“Creer en la Naturaleza es peor que creer en Dios”. Esta frase aparecía destacada en un artículo de Darío Prieto aparecido en ‘El Mundo’ (31-05-2019) que daba cuenta de ‘El jardín de los delirios’, un libro de Ramón del Castillo, profesor de Filosofía de la UNED, que aborda con humor la cuestión ecológica.
En el artículo se hablaba de cómo “la ecología se practica como un culto. Y el culto a la Naturaleza crece conforme decrece el culto a la humanidad”. Como ejemplo se mencionaba que en ‘National Geographic’ se califica continuamente a la red de parques naturales de Estados Unidos como “lugares sagrados”. “La gente que ya no cree en Dios ni en la humanidad se va al Gran Cañón como si fuera una catedral gótica”.
Es sabido que las religiones del Próximo Oriente antiguo divinizaban la naturaleza, o al menos algunos aspectos de ella. Así, por ejemplo, en la cosmogonía de Heliópolis, en Egipto, el cielo es la diosa Geb, mientras que la tierra es el dios Nut. En las representaciones iconográficas se dibuja a Geb como una mujer desnuda cuyo cuerpo arqueado y lleno de estrellas es figura del cielo nocturno.

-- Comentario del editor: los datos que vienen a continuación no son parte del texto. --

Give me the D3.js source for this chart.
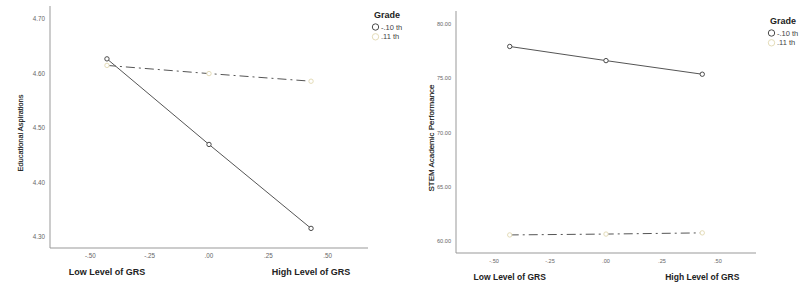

Asimismo, en la mitología mesopotámica, concretamente en el poema de la creación ‘Enuma elish’, el dios Marduk –dios nacional de Babilonia– crea el cielo con la mitad del cuerpo muerto de la diosa primigenia Tiamat, con la que ha mantenido un colosal combate. Es decir, el cielo no deja de ser una realidad divina, puesto que está hecho con “carne divina”.
Por el contrario, ya en la primera página de la Biblia observamos algunos detalles que apuntan a una evidente desacralización de la naturaleza. Así, la palabra hebrea para ‘firmamento’, ‘raqîa‘’, es un término que procede de un verbo cuyo significo es golpear una plancha; el cielo, pues, es entendido como una bóveda, algo ‘firme’ (firmamento) que sirve para separar las aguas superiores de las inferiores. Desde luego, nada divino.

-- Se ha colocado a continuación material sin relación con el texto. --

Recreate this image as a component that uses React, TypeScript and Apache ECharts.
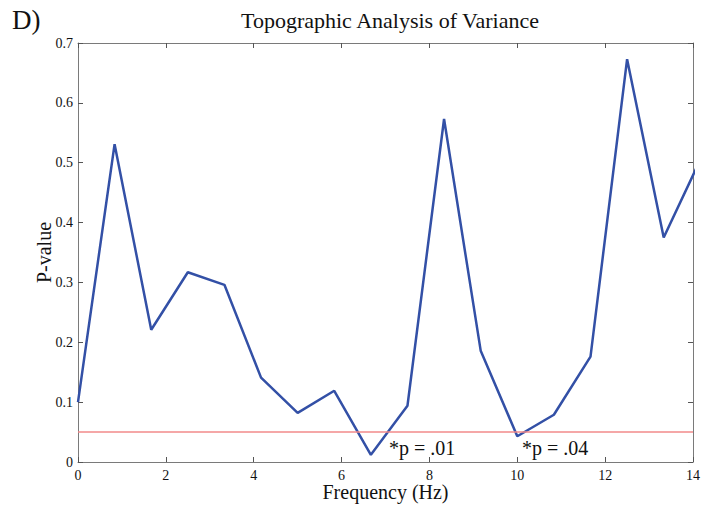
import React, { useEffect, useRef } from "react";
import * as echarts from "echarts";

const freqs = [0, 0.833, 1.667, 2.5, 3.333, 4.167, 5, 5.833, 6.667, 7.5, 8.333, 9.167, 10, 10.833, 11.667, 12.5, 13.333, 14.167];
const pValues = [0.1, 0.531, 0.221, 0.317, 0.296, 0.141, 0.082, 0.119, 0.012, 0.094, 0.573, 0.186, 0.043, 0.079, 0.176, 0.673, 0.375, 0.505];
const threshold = 0.05;
const annotations = ["*p = .01", "*p = .04"];

const FONT = "'Liberation Serif', 'Times New Roman', serif";

export default function App() {
  const ref = useRef<HTMLDivElement>(null);
  useEffect(() => {
    if (!ref.current) return;
    const chart = echarts.init(ref.current, undefined, { renderer: "svg" });
    const axisLine = { show: true, onZero: false, lineStyle: { color: "#7a7a7a", width: 1 } };
    const tick = () => ({ show: true, inside: true, length: 5, lineStyle: { color: "#555", width: 1 } });
    chart.setOption({
      animation: false,
      backgroundColor: "#ffffff",
      grid: { left: 78, right: 11, top: 43, bottom: 43, containLabel: false, outerBoundsMode: "none" },
      xAxis: [
        {
          type: "value", min: 0, max: 14, interval: 2, position: "bottom",
          axisLine,
          axisTick: tick(),
          splitLine: { show: false },
          axisLabel: { color: "#111", fontFamily: FONT, fontSize: 14, lineHeight: 14, margin: 6 },
          name: "Frequency (Hz)", nameLocation: "middle", nameGap: 20, nameMoveOverlap: false,
          nameTextStyle: { color: "#111", fontFamily: FONT, fontSize: 20, lineHeight: 20 },
        },
        {
          type: "value", min: 0, max: 14, interval: 2, position: "top",
          axisLine,
          axisTick: tick(),
          axisLabel: { show: false },
          splitLine: { show: false },
        },
      ],
      yAxis: [
        {
          type: "value", min: 0, max: 0.7, interval: 0.1, position: "left",
          axisLine,
          axisTick: tick(),
          splitLine: { show: false },
          axisLabel: { color: "#111", fontFamily: FONT, fontSize: 14, margin: 5, formatter: (v: number) => (v === 0 ? "0" : v.toFixed(1)) },
          name: "P-value", nameLocation: "middle", nameGap: 24, nameMoveOverlap: false,
          nameTextStyle: { color: "#111", fontFamily: FONT, fontSize: 20 },
        },
        {
          type: "value", min: 0, max: 0.7, interval: 0.1, position: "right",
          axisLine,
          axisTick: tick(),
          axisLabel: { show: false },
          splitLine: { show: false },
        },
      ],
      title: {
        text: "Topographic Analysis of Variance",
        left: 385, textAlign: "center", top: 4,
        textStyle: { color: "#111", fontFamily: FONT, fontSize: 22, fontWeight: "normal" },
      },
      graphic: [
        { type: "text", left: 12, top: 6, style: { text: "D)", fill: "#111", font: `27px ${FONT}` } },
        { type: "text", x: 389, y: 438, style: { text: annotations[0], fill: "#111", font: `20px ${FONT}` } },
        { type: "text", x: 522, y: 438, style: { text: annotations[1], fill: "#111", font: `20px ${FONT}` } },
      ],
      series: [
        {
          type: "line",
          data: freqs.map((f, i) => [f, pValues[i]]),
          showSymbol: false,
          clip: true,
          lineStyle: { color: "#3350a6", width: 2.5 },
          itemStyle: { color: "#3350a6" },
          z: 3,
          markLine: {
            silent: true,
            symbol: ["none", "none"],
            label: { show: false },
            lineStyle: { color: "#f28a8a", width: 1.5, type: "solid" },
            data: [{ yAxis: threshold }],
          },
        },
      ],
    });
    return () => chart.dispose();
  }, []);
  return <div ref={ref} style={{ width: 704, height: 505, position: "absolute", left: 0, top: 0 }} />;
}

Por otra parte, en el cuarto día de la creación, las obras que Dios hace son el sol, la luna y las estrellas. Pero sol y luna no son llamados con esos nombres, sino con un circunloquio: lumbrera mayor y lumbrera menor, subrayando así su dimensión práctica; su función es regir los tiempos, pero en absoluto son dioses, como en Babilonia.
Hay que cuidar la naturaleza y disfrutar ‘sosteniblemente’ de ella, pero la naturaleza no es Dios.